Jiawei Lian, Jianhong Pan, Lefan Wang et al. · The Hong Kong Polytechnic University · Northwestern Polytechnical University
Jailbreaks safety-aligned LLMs by targeting semantic representation space rather than exact affirmative token patterns
Large Language Models (LLMs) increasingly employ alignment techniques to prevent harmful outputs. Despite these safeguards, attackers can circumvent them by crafting prompts that induce LLMs to generate harmful content. Current methods typically target exact affirmative responses, such as ``Sure, here is...'', suffering from limited convergence, unnatural prompts, and high computational costs. We introduce Semantic Representation Attack, a novel paradigm that fundamentally reconceptualizes adversarial objectives against aligned LLMs.

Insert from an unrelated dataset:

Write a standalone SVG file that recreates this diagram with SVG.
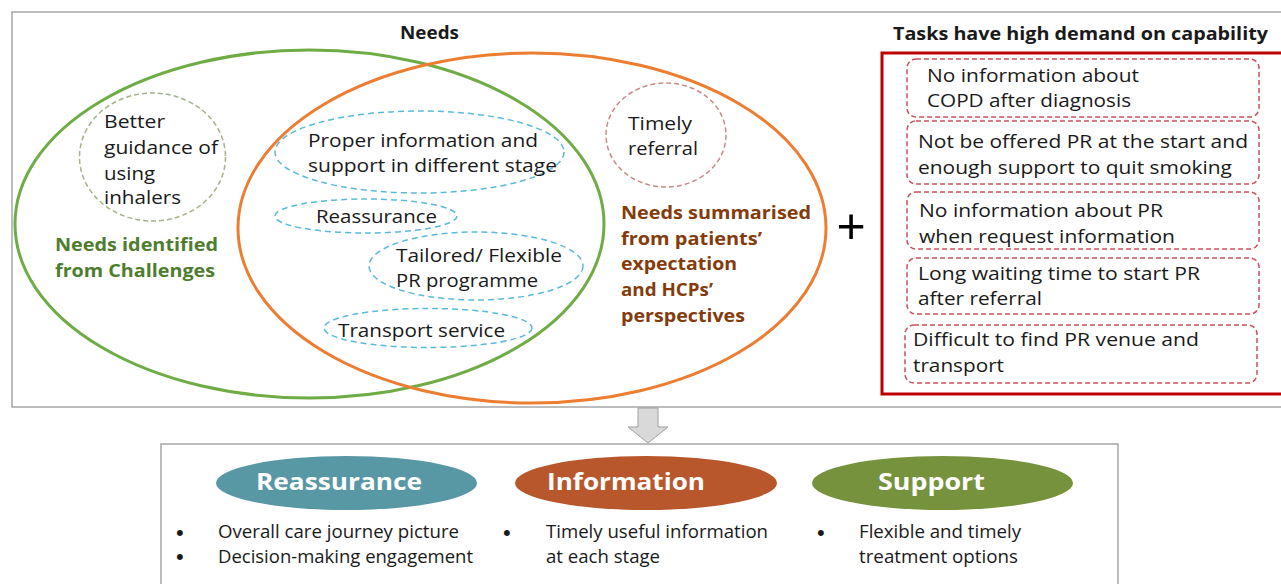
<svg xmlns="http://www.w3.org/2000/svg" width="1281" height="584" viewBox="0 0 1281 584">
<style>
.t{font-family:"Open Sans","Noto Sans","Liberation Sans",sans-serif;font-size:18px;fill:#1a1a1a}
.b{font-weight:700}
.frame{fill:#fff;stroke:#a6a6a6;stroke-width:1.5}
.blue{fill:none;stroke:#5bbad9;stroke-width:1.5;stroke-dasharray:6 4}
.task{fill:none;stroke:#c8505a;stroke-width:1.5;stroke-dasharray:5 3}
.bw{font-size:24px;font-weight:700;fill:#fff}
.gr{fill:#4e7d2e}
.br{fill:#843c0c}
.bul{font-family:"Liberation Sans",sans-serif;font-size:22px;fill:#1a1a1a}
</style>
<rect id="needs-frame" class="frame" x="12" y="12" width="1290" height="395"/>
<g id="needs-title"><text class="t b" x="400" y="39" textLength="59" lengthAdjust="spacingAndGlyphs">Needs</text></g>
<g id="challenges-set">
<ellipse cx="309.5" cy="224" rx="294.5" ry="174" fill="none" stroke="#6fac46" stroke-width="3"/>
<text class="t b gr" x="55" y="251" textLength="163" lengthAdjust="spacingAndGlyphs">Needs identified</text>
<text class="t b gr" x="55" y="277" textLength="160" lengthAdjust="spacingAndGlyphs">from Challenges</text>
</g>
<g id="expectation-set">
<ellipse cx="532" cy="228" rx="294" ry="175" fill="none" stroke="#ed7d31" stroke-width="3"/>
<text class="t b br" x="621" y="219" textLength="190" lengthAdjust="spacingAndGlyphs">Needs summarised</text>
<text class="t b br" x="621" y="245" textLength="141" lengthAdjust="spacingAndGlyphs">from patients’</text>
<text class="t b br" x="621" y="270" textLength="116" lengthAdjust="spacingAndGlyphs">expectation</text>
<text class="t b br" x="621" y="296" textLength="92" lengthAdjust="spacingAndGlyphs">and HCPs’</text>
<text class="t b br" x="621" y="322" textLength="124" lengthAdjust="spacingAndGlyphs">perspectives</text>
</g>
<g id="better-guidance">
<ellipse cx="152.5" cy="157" rx="73" ry="64" fill="none" stroke="#a3b38a" stroke-width="1.5" stroke-dasharray="5 3"/>
<text class="t" x="104" y="128" textLength="61" lengthAdjust="spacingAndGlyphs">Better</text>
<text class="t" x="104" y="154" textLength="114" lengthAdjust="spacingAndGlyphs">guidance of</text>
<text class="t" x="104" y="180" textLength="51" lengthAdjust="spacingAndGlyphs">using</text>
<text class="t" x="104" y="204" textLength="77" lengthAdjust="spacingAndGlyphs">inhalers</text>
</g>
<g id="proper-information">
<ellipse class="blue" cx="419.5" cy="152" rx="144.5" ry="41"/>
<text class="t" x="308" y="147" textLength="230" lengthAdjust="spacingAndGlyphs">Proper information and</text>
<text class="t" x="308" y="172" textLength="249" lengthAdjust="spacingAndGlyphs">support in different stage</text>
</g>
<g id="reassurance-need">
<ellipse class="blue" cx="366" cy="216" rx="91" ry="17"/>
<text class="t" x="316" y="223" textLength="121" lengthAdjust="spacingAndGlyphs">Reassurance</text>
</g>
<g id="tailored-pr">
<ellipse class="blue" cx="476" cy="266" rx="107" ry="34"/>
<text class="t" x="396" y="262" textLength="166" lengthAdjust="spacingAndGlyphs">Tailored/ Flexible</text>
<text class="t" x="396" y="287" textLength="142" lengthAdjust="spacingAndGlyphs">PR programme</text>
</g>
<g id="transport-service">
<ellipse class="blue" cx="428" cy="328" rx="104" ry="19.5"/>
<text class="t" x="338" y="337" textLength="167" lengthAdjust="spacingAndGlyphs">Transport service</text>
</g>
<g id="timely-referral">
<ellipse cx="666" cy="135" rx="60" ry="52" fill="none" stroke="#c88a88" stroke-width="1.5" stroke-dasharray="5 3"/>
<text class="t" x="628" y="130" textLength="64" lengthAdjust="spacingAndGlyphs">Timely</text>
<text class="t" x="628" y="155" textLength="70" lengthAdjust="spacingAndGlyphs">referral</text>
</g>
<g id="plus"><text x="851" y="243" text-anchor="middle" style="font-family:'Liberation Sans',sans-serif;font-size:50px;fill:#000">+</text></g>
<g id="tasks">
<text class="t b" x="893" y="40" textLength="375" lengthAdjust="spacingAndGlyphs">Tasks have high demand on capability</text>
<rect x="882" y="53" width="420" height="341" fill="none" stroke="#c00000" stroke-width="3"/>
</g>
<g id="task-1">
<rect class="task" x="907" y="59" width="352" height="58" rx="9"/>
<text class="t" x="927" y="82" textLength="212" lengthAdjust="spacingAndGlyphs">No information about</text>
<text class="t" x="927" y="107" textLength="204" lengthAdjust="spacingAndGlyphs">COPD after diagnosis</text>
</g>
<g id="task-2">
<rect class="task" x="907" y="121" width="352" height="63" rx="9"/>
<text class="t" x="918" y="148" textLength="330" lengthAdjust="spacingAndGlyphs">Not be offered PR at the start and</text>
<text class="t" x="918" y="174" textLength="314" lengthAdjust="spacingAndGlyphs">enough support to quit smoking</text>
</g>
<g id="task-3">
<rect class="task" x="907" y="192" width="352" height="57" rx="9"/>
<text class="t" x="919" y="217" textLength="244" lengthAdjust="spacingAndGlyphs">No information about PR</text>
<text class="t" x="919" y="243" textLength="256" lengthAdjust="spacingAndGlyphs">when request information</text>
</g>
<g id="task-4">
<rect class="task" x="907" y="258" width="352" height="56" rx="9"/>
<text class="t" x="918" y="280" textLength="282" lengthAdjust="spacingAndGlyphs">Long waiting time to start PR</text>
<text class="t" x="918" y="305" textLength="124" lengthAdjust="spacingAndGlyphs">after referral</text>
</g>
<g id="task-5">
<rect class="task" x="905" y="325" width="352" height="58" rx="9"/>
<text class="t" x="913" y="346" textLength="286" lengthAdjust="spacingAndGlyphs">Difficult to find PR venue and</text>
<text class="t" x="913" y="372" textLength="91" lengthAdjust="spacingAndGlyphs">transport</text>
</g>
<g id="connectors">
<polygon points="638,408 658,408 658,427 668,427 648,443 628,427 638,427" fill="#d9d9d9" stroke="#a0a0a0" stroke-width="1"/>
</g>
<rect id="outcome-frame" class="frame" x="161" y="444" width="957" height="160"/>
<g id="reassurance">
<ellipse cx="346.5" cy="483" rx="130.5" ry="27" fill="#5897a4"/>
<text class="t bw" x="256" y="490" textLength="166" lengthAdjust="spacingAndGlyphs">Reassurance</text>
<text class="bul" x="176" y="540">•</text>
<text class="bul" x="176" y="564">•</text>
<text class="t" x="218" y="538" textLength="241" lengthAdjust="spacingAndGlyphs">Overall care journey picture</text>
<text class="t" x="218" y="563" textLength="255" lengthAdjust="spacingAndGlyphs">Decision-making engagement</text>
</g>
<g id="information">
<ellipse cx="646" cy="483" rx="131" ry="27" fill="#b9572c"/>
<text class="t bw" x="547" y="490" textLength="158" lengthAdjust="spacingAndGlyphs">Information</text>
<text class="bul" x="503" y="540">•</text>
<text class="t" x="546" y="538" textLength="222" lengthAdjust="spacingAndGlyphs">Timely useful information</text>
<text class="t" x="546" y="563" textLength="114" lengthAdjust="spacingAndGlyphs">at each stage</text>
</g>
<g id="support">
<ellipse cx="942.5" cy="483" rx="130.5" ry="27" fill="#76923c"/>
<text class="t bw" x="878" y="490" textLength="107" lengthAdjust="spacingAndGlyphs">Support</text>
<text class="bul" x="817" y="540">•</text>
<text class="t" x="859" y="538" textLength="162" lengthAdjust="spacingAndGlyphs">Flexible and timely</text>
<text class="t" x="859" y="563" textLength="159" lengthAdjust="spacingAndGlyphs">treatment options</text>
</g>
</svg>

Rather than targeting exact textual patterns, our approach exploits the semantic representation space comprising diverse responses with equivalent harmful meanings. This innovation resolves the inherent trade-off between attack efficacy and prompt naturalness that plagues existing methods. The Semantic Representation Heuristic Search algorithm is proposed to efficiently generate semantically coherent and concise adversarial prompts by maintaining interpretability during incremental expansion. We establish rigorous theoretical guarantees for semantic convergence and demonstrate that our method achieves unprecedented attack success rates (89.41\% averaged across 18 LLMs, including 100\% on 11 models) while maintaining stealthiness and efficiency. Comprehensive experimental results confirm the overall superiority of our Semantic Representation Attack. The code will be publicly available.